### What to do
Leaving out the pictures, retype the lines from the beginning of the listing through the line containing "2.30, 3.17, 3.91];".

__________________________________________________

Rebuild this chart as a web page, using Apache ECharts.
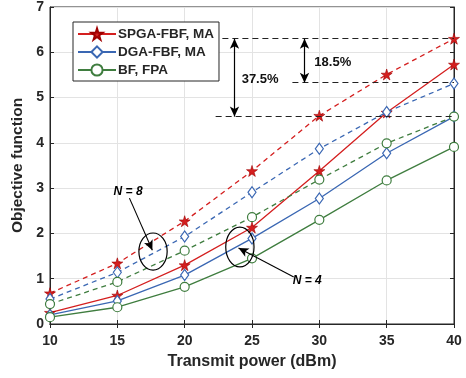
<!DOCTYPE html>
<html>
<head>
<meta charset="utf-8">
<script src="https://cdn.jsdelivr.net/npm/echarts@6/dist/echarts.min.js"></script>
<style>
  html, body { margin: 0; padding: 0; background: #fff; }
  #chart { width: 466px; height: 378px; }
</style>
</head>
<body>
<div id="chart"></div>
<script>
// ---- data ----
const power = [10, 15, 20, 25, 30, 35, 40];

const spgaN4 = [0.25, 0.63, 1.30, 2.13, 3.38, 4.67, 5.73];
const dgaN4  = [0.20, 0.51, 1.08, 1.89, 2.77, 3.77, 4.58];
const bfN4   = [0.15, 0.37, 0.82, 1.45, 2.30, 3.17, 3.91];

const spgaN8 = [0.68, 1.34, 2.27, 3.38, 4.60, 5.51, 6.30];
const dgaN8  = [0.55, 1.14, 1.93, 2.91, 3.87, 4.68, 5.31];
const bfN8   = [0.44, 0.93, 1.62, 2.36, 3.19, 3.99, 4.58];

const xTicks = [10, 15, 20, 25, 30, 35, 40];
const yTicks = [0, 1, 2, 3, 4, 5, 6, 7];

// reference levels (dashed) and gain arrows
const refLevels = [
  { y: 6.30, from: 22.8 },
  { y: 5.33, from: 28.0 },
  { y: 4.58, from: 22.3 },
];
const gainArrows = [
  { x: 23.7, y1: 6.30, y2: 4.58, text: '37.5%', tx: 25.6, ty: 5.41 },
  { x: 28.9, y1: 6.30, y2: 5.33, text: '18.5%', tx: 31.0, ty: 5.78 },
];
// N labels: ellipse centre, text position, arrow start/end
const nNotes = [
  { text: 'N = 8', cx: 17.65, cy: 1.60, rx: 1.05, ry: 0.41, tx: 15.8, ty: 2.92, ax: 15.9, ay: 2.78, bx: 17.6, by: 1.63 },
  { text: 'N = 4', cx: 24.1, cy: 1.70, rx: 1.05, ry: 0.44, tx: 29.1, ty: 0.95, ax: 28.1, ay: 1.04, bx: 24.0, by: 1.68 },
];

const RED = '#d41f1f';
const BLUE = '#3a67b3';
const GREEN = '#3f7d3f';
const TXT = '#262626';
const FONT = '"Liberation Sans", Arial, Helvetica, sans-serif';
const STAR = 'path://M50,0 L61,35 L98,35 L68,57 L79,91 L50,70 L21,91 L32,57 L2,35 L39,35 Z';

const chart = echarts.init(document.getElementById('chart'), null, { renderer: 'canvas' });

function mk(name, data, color, dashed, symbol, size, filled) {
  return {
    type: 'line',
    name: name,
    data: power.map((p, i) => [p, data[i]]),
    symbol: symbol,
    symbolSize: size,
    showSymbol: true,
    lineStyle: { color: color, width: 1.3, type: dashed ? [5, 4] : 'solid' },
    itemStyle: { color: filled ? color : '#fff', borderColor: filled ? '#a00000' : color, borderWidth: filled ? 0.6 : 1.2 },
    z: 3,
  };
}

const axisCommon = {
  type: 'value',
  axisLine: { show: true, lineStyle: { color: TXT, width: 1 } },
  axisTick: { show: true, inside: true, length: 4, lineStyle: { color: TXT } },
  splitLine: { show: false },
};

const series = [
  mk('SPGA-FBF, MA', spgaN4, RED, false, STAR, 11, true),
  mk('DGA-FBF, MA', dgaN4, BLUE, false, 'diamond', [8, 11], false),
  mk('BF, FPA', bfN4, GREEN, false, 'circle', 9, false),
  mk('SPGA-FBF, MA', spgaN8, RED, true, STAR, 11, true),
  mk('DGA-FBF, MA', dgaN8, BLUE, true, 'diamond', [8, 11], false),
  mk('BF, FPA', bfN8, GREEN, true, 'circle', 9, false),
];

// annotation lines in data coordinates
series.push({
  type: 'line',
  data: [],
  silent: true,
  markLine: {
    silent: true,
    animation: false,
    label: { show: false },
    data: [
      ...refLevels.map(r => [
        { coord: [r.from, r.y], symbol: 'none', lineStyle: { color: '#222', type: [6, 4], width: 1.1 } },
        { coord: [40, r.y], symbol: 'none' },
      ]),
      ...gainArrows.map(a => [
        { coord: [a.x, a.y1], symbol: 'arrow', symbolSize: [7, 10], lineStyle: { color: '#000', type: 'solid', width: 1.2 } },
        { coord: [a.x, a.y2], symbol: 'arrow', symbolSize: [7, 10] },
      ]),
      ...nNotes.map(n => [
        { coord: [n.ax, n.ay], symbol: 'none', lineStyle: { color: '#000', type: 'solid', width: 1.1 } },
        { coord: [n.bx, n.by], symbol: 'arrow', symbolSize: [7, 10] },
      ]),
    ],
  },
});

chart.setOption({
  animation: false,
  backgroundColor: '#fff',
  textStyle: { fontFamily: FONT },
  grid: { left: 50, right: 12, top: 7, bottom: 54, show: true, borderColor: TXT, borderWidth: 1 },
  legend: {
    data: ['SPGA-FBF, MA', 'DGA-FBF, MA', 'BF, FPA'],
    orient: 'vertical',
    left: 73,
    top: 22,
    padding: [5, 5, 4, 4],
    itemGap: 4,
    itemWidth: 38,
    itemHeight: 14,
    backgroundColor: '#fff',
    borderColor: TXT,
    borderWidth: 1,
    borderRadius: 0,
    textStyle: { fontFamily: FONT, fontSize: 13.5, fontWeight: 'bold', color: TXT, padding: [0, 0, 0, -3] },
  },
  xAxis: [
    {
      ...axisCommon,
      min: xTicks[0], max: xTicks[xTicks.length - 1], interval: 5,
      name: 'Transmit power (dBm)',
      nameLocation: 'middle',
      nameGap: 30,
      nameTextStyle: { fontFamily: FONT, fontSize: 16, fontWeight: 'bold', color: TXT },
      axisLabel: { fontFamily: FONT, fontSize: 14, fontWeight: 'bold', color: TXT, margin: 10 },
      splitLine: { show: true, lineStyle: { color: '#e3e3e3', width: 1 } },
    },
    {
      ...axisCommon,
      position: 'top',
      min: xTicks[0], max: xTicks[xTicks.length - 1], interval: 5,
      axisLabel: { show: false },
    },
  ],
  yAxis: [
    {
      ...axisCommon,
      min: yTicks[0], max: yTicks[yTicks.length - 1], interval: 1,
      name: 'Objective function',
      nameLocation: 'middle',
      nameGap: 22,
      nameTextStyle: { fontFamily: FONT, fontSize: 15.5, fontWeight: 'bold', color: TXT },
      axisLabel: { fontFamily: FONT, fontSize: 14, fontWeight: 'bold', color: TXT, margin: 6 },
      splitLine: { show: true, lineStyle: { color: '#e3e3e3', width: 1 } },
    },
    {
      ...axisCommon,
      position: 'right',
      min: yTicks[0], max: yTicks[yTicks.length - 1], interval: 1,
      axisLabel: { show: false },
    },
  ],
  series: series,
});

// ellipses and text labels placed from data coordinates
function px(x, y) { return chart.convertToPixel({ gridIndex: 0 }, [x, y]); }
const graphics = [];
nNotes.forEach(n => {
  const c = px(n.cx, n.cy);
  const e = px(n.cx + n.rx, n.cy + n.ry);
  graphics.push({
    type: 'ellipse', silent: true, z: 10,
    shape: { cx: c[0], cy: c[1], rx: e[0] - c[0], ry: c[1] - e[1] },
    style: { fill: 'none', stroke: '#000', lineWidth: 1.2 },
  });
  const t = px(n.tx, n.ty);
  graphics.push({
    type: 'text', silent: true, z: 10, x: t[0], y: t[1],
    style: { text: n.text, font: 'italic bold 12px ' + FONT, fill: '#000', align: 'center', verticalAlign: 'middle' },
  });
});
gainArrows.forEach(a => {
  const t = px(a.tx, a.ty);
  graphics.push({
    type: 'text', silent: true, z: 10, x: t[0], y: t[1],
    style: { text: a.text, font: 'bold 13px ' + FONT, fill: '#111', align: 'center', verticalAlign: 'middle' },
  });
});
chart.setOption({ graphic: graphics });
</script>
</body>
</html>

__________________________________________________

### The result
Rebuild this chart as a web page, using Apache ECharts.
<!DOCTYPE html>
<html>
<head>
<meta charset="utf-8">
<script src="https://cdn.jsdelivr.net/npm/echarts@6/dist/echarts.min.js"></script>
<style>
  html, body { margin: 0; padding: 0; background: #fff; }
  #chart { width: 466px; height: 378px; }
</style>
</head>
<body>
<div id="chart"></div>
<script>
// ---- data ----
const power = [10, 15, 20, 25, 30, 35, 40];

const spgaN4 = [0.25, 0.63, 1.30, 2.13, 3.38, 4.67, 5.73];
const dgaN4  = [0.20, 0.51, 1.08, 1.89, 2.77, 3.77, 4.58];
const bfN4   = [0.15, 0.37, 0.82, 1.45, 2.30, 3.17, 3.91];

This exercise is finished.